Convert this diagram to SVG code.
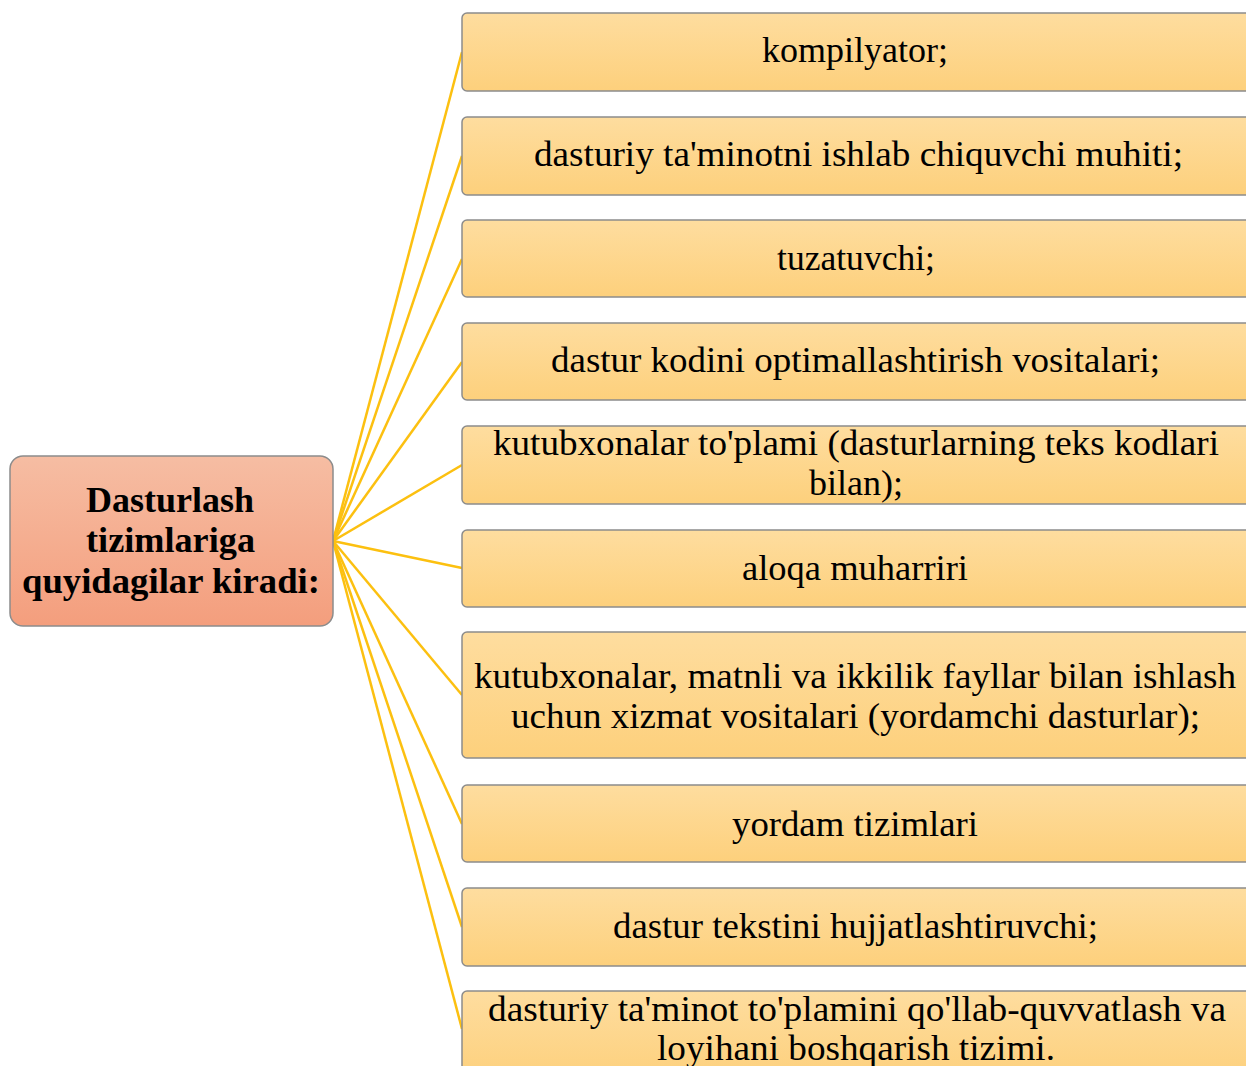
<svg xmlns="http://www.w3.org/2000/svg" width="1246" height="1066" viewBox="0 0 1246 1066">
<defs>
<linearGradient id="gY" x1="0" y1="0" x2="0" y2="1"><stop offset="0" stop-color="#fedd9f"/><stop offset="1" stop-color="#fdd07c"/></linearGradient>
<linearGradient id="gR" x1="0" y1="0" x2="0" y2="1"><stop offset="0" stop-color="#f6bda3"/><stop offset="1" stop-color="#f49e7d"/></linearGradient>
</defs>
<style>
.box{fill:url(#gY);stroke:#8c8c8c;stroke-width:1.5}
.t{font-family:"Liberation Serif","Times New Roman",serif;font-size:36px;fill:#000}
.c{font-family:"Liberation Serif","Times New Roman",serif;font-size:36px;font-weight:bold;fill:#000}
.ln{stroke:#fcc010;stroke-width:2.5;fill:none}
</style>
<g id="connectors">
<line class="ln" x1="333" y1="541" x2="462" y2="52"/>
<line class="ln" x1="333" y1="541" x2="462" y2="156"/>
<line class="ln" x1="333" y1="541" x2="462" y2="259"/>
<line class="ln" x1="333" y1="541" x2="462" y2="362"/>
<line class="ln" x1="333" y1="541" x2="462" y2="465"/>
<line class="ln" x1="333" y1="541" x2="462" y2="568"/>
<line class="ln" x1="333" y1="541" x2="462" y2="695"/>
<line class="ln" x1="333" y1="541" x2="462" y2="824"/>
<line class="ln" x1="333" y1="541" x2="462" y2="927"/>
<line class="ln" x1="333" y1="541" x2="462" y2="1029"/>
</g>
<g id="center">
<rect x="10" y="456" width="323" height="170" rx="13" fill="url(#gR)" stroke="#8c8c8c" stroke-width="1.5"/>
<text class="c" x="86" y="512" textLength="168" lengthAdjust="spacingAndGlyphs">Dasturlash</text>
<text class="c" x="86" y="552" textLength="169" lengthAdjust="spacingAndGlyphs">tizimlariga</text>
<text class="c" x="22" y="593" textLength="298" lengthAdjust="spacingAndGlyphs">quyidagilar  kiradi:</text>
</g>
<g id="n1"><rect class="box" x="462" y="13" width="790" height="78" rx="5"/>
<text class="t" x="762" y="62" textLength="186" lengthAdjust="spacingAndGlyphs">kompilyator;</text></g>
<g id="n2"><rect class="box" x="462" y="117" width="790" height="78" rx="5"/>
<text class="t" x="534" y="166" textLength="649" lengthAdjust="spacingAndGlyphs">dasturiy  ta'minotni  ishlab  chiquvchi  muhiti;</text></g>
<g id="n3"><rect class="box" x="462" y="220" width="790" height="77" rx="5"/>
<text class="t" x="777" y="270" textLength="158" lengthAdjust="spacingAndGlyphs">tuzatuvchi;</text></g>
<g id="n4"><rect class="box" x="462" y="323" width="790" height="77" rx="5"/>
<text class="t" x="551" y="372" textLength="609" lengthAdjust="spacingAndGlyphs">dastur  kodini  optimallashtirish  vositalari;</text></g>
<g id="n5"><rect class="box" x="462" y="426" width="790" height="78" rx="5"/>
<text class="t" x="493" y="455" textLength="726" lengthAdjust="spacingAndGlyphs">kutubxonalar  to'plami  (dasturlarning  teks kodlari</text>
<text class="t" x="809" y="495" textLength="94" lengthAdjust="spacingAndGlyphs">bilan);</text></g>
<g id="n6"><rect class="box" x="462" y="530" width="790" height="77" rx="5"/>
<text class="t" x="742" y="580" textLength="226" lengthAdjust="spacingAndGlyphs">aloqa  muharriri</text></g>
<g id="n7"><rect class="box" x="462" y="632" width="790" height="126" rx="5"/>
<text class="t" x="474" y="688" textLength="762" lengthAdjust="spacingAndGlyphs">kutubxonalar,  matnli  va  ikkilik  fayllar  bilan  ishlash</text>
<text class="t" x="511" y="728" textLength="689" lengthAdjust="spacingAndGlyphs">uchun  xizmat  vositalari  (yordamchi  dasturlar);</text></g>
<g id="n8"><rect class="box" x="462" y="785" width="790" height="77" rx="5"/>
<text class="t" x="732" y="836" textLength="246" lengthAdjust="spacingAndGlyphs">yordam  tizimlari</text></g>
<g id="n9"><rect class="box" x="462" y="888" width="790" height="78" rx="5"/>
<text class="t" x="613" y="938" textLength="485" lengthAdjust="spacingAndGlyphs">dastur  tekstini  hujjatlashtiruvchi;</text></g>
<g id="n10"><rect class="box" x="462" y="991" width="790" height="90" rx="5"/>
<text class="t" x="488" y="1021" textLength="738" lengthAdjust="spacingAndGlyphs">dasturiy  ta'minot  to'plamini  qo'llab-quvvatlash  va</text>
<text class="t" x="657" y="1060" textLength="398" lengthAdjust="spacingAndGlyphs">loyihani  boshqarish  tizimi.</text></g>
</svg>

• • • • •

Aim of the task -
Give an exact copy of the material, leaving out every picture.

Complete output -
Convert this diagram to SVG code.
<svg xmlns="http://www.w3.org/2000/svg" width="1246" height="1066" viewBox="0 0 1246 1066">
<defs>
<linearGradient id="gY" x1="0" y1="0" x2="0" y2="1"><stop offset="0" stop-color="#fedd9f"/><stop offset="1" stop-color="#fdd07c"/></linearGradient>
<linearGradient id="gR" x1="0" y1="0" x2="0" y2="1"><stop offset="0" stop-color="#f6bda3"/><stop offset="1" stop-color="#f49e7d"/></linearGradient>
</defs>
<style>
.box{fill:url(#gY);stroke:#8c8c8c;stroke-width:1.5}
.t{font-family:"Liberation Serif","Times New Roman",serif;font-size:36px;fill:#000}
.c{font-family:"Liberation Serif","Times New Roman",serif;font-size:36px;font-weight:bold;fill:#000}
.ln{stroke:#fcc010;stroke-width:2.5;fill:none}
</style>
<g id="connectors">
<line class="ln" x1="333" y1="541" x2="462" y2="52"/>
<line class="ln" x1="333" y1="541" x2="462" y2="156"/>
<line class="ln" x1="333" y1="541" x2="462" y2="259"/>
<line class="ln" x1="333" y1="541" x2="462" y2="362"/>
<line class="ln" x1="333" y1="541" x2="462" y2="465"/>
<line class="ln" x1="333" y1="541" x2="462" y2="568"/>
<line class="ln" x1="333" y1="541" x2="462" y2="695"/>
<line class="ln" x1="333" y1="541" x2="462" y2="824"/>
<line class="ln" x1="333" y1="541" x2="462" y2="927"/>
<line class="ln" x1="333" y1="541" x2="462" y2="1029"/>
</g>
<g id="center">
<rect x="10" y="456" width="323" height="170" rx="13" fill="url(#gR)" stroke="#8c8c8c" stroke-width="1.5"/>
<text class="c" x="86" y="512" textLength="168" lengthAdjust="spacingAndGlyphs">Dasturlash</text>
<text class="c" x="86" y="552" textLength="169" lengthAdjust="spacingAndGlyphs">tizimlariga</text>
<text class="c" x="22" y="593" textLength="298" lengthAdjust="spacingAndGlyphs">quyidagilar  kiradi:</text>
</g>
<g id="n1"><rect class="box" x="462" y="13" width="790" height="78" rx="5"/>
<text class="t" x="762" y="62" textLength="186" lengthAdjust="spacingAndGlyphs">kompilyator;</text></g>
<g id="n2"><rect class="box" x="462" y="117" width="790" height="78" rx="5"/>
<text class="t" x="534" y="166" textLength="649" lengthAdjust="spacingAndGlyphs">dasturiy  ta'minotni  ishlab  chiquvchi  muhiti;</text></g>
<g id="n3"><rect class="box" x="462" y="220" width="790" height="77" rx="5"/>
<text class="t" x="777" y="270" textLength="158" lengthAdjust="spacingAndGlyphs">tuzatuvchi;</text></g>
<g id="n4"><rect class="box" x="462" y="323" width="790" height="77" rx="5"/>
<text class="t" x="551" y="372" textLength="609" lengthAdjust="spacingAndGlyphs">dastur  kodini  optimallashtirish  vositalari;</text></g>
<g id="n5"><rect class="box" x="462" y="426" width="790" height="78" rx="5"/>
<text class="t" x="493" y="455" textLength="726" lengthAdjust="spacingAndGlyphs">kutubxonalar  to'plami  (dasturlarning  teks kodlari</text>
<text class="t" x="809" y="495" textLength="94" lengthAdjust="spacingAndGlyphs">bilan);</text></g>
<g id="n6"><rect class="box" x="462" y="530" width="790" height="77" rx="5"/>
<text class="t" x="742" y="580" textLength="226" lengthAdjust="spacingAndGlyphs">aloqa  muharriri</text></g>
<g id="n7"><rect class="box" x="462" y="632" width="790" height="126" rx="5"/>
<text class="t" x="474" y="688" textLength="762" lengthAdjust="spacingAndGlyphs">kutubxonalar,  matnli  va  ikkilik  fayllar  bilan  ishlash</text>
<text class="t" x="511" y="728" textLength="689" lengthAdjust="spacingAndGlyphs">uchun  xizmat  vositalari  (yordamchi  dasturlar);</text></g>
<g id="n8"><rect class="box" x="462" y="785" width="790" height="77" rx="5"/>
<text class="t" x="732" y="836" textLength="246" lengthAdjust="spacingAndGlyphs">yordam  tizimlari</text></g>
<g id="n9"><rect class="box" x="462" y="888" width="790" height="78" rx="5"/>
<text class="t" x="613" y="938" textLength="485" lengthAdjust="spacingAndGlyphs">dastur  tekstini  hujjatlashtiruvchi;</text></g>
<g id="n10"><rect class="box" x="462" y="991" width="790" height="90" rx="5"/>
<text class="t" x="488" y="1021" textLength="738" lengthAdjust="spacingAndGlyphs">dasturiy  ta'minot  to'plamini  qo'llab-quvvatlash  va</text>
<text class="t" x="657" y="1060" textLength="398" lengthAdjust="spacingAndGlyphs">loyihani  boshqarish  tizimi.</text></g>
</svg>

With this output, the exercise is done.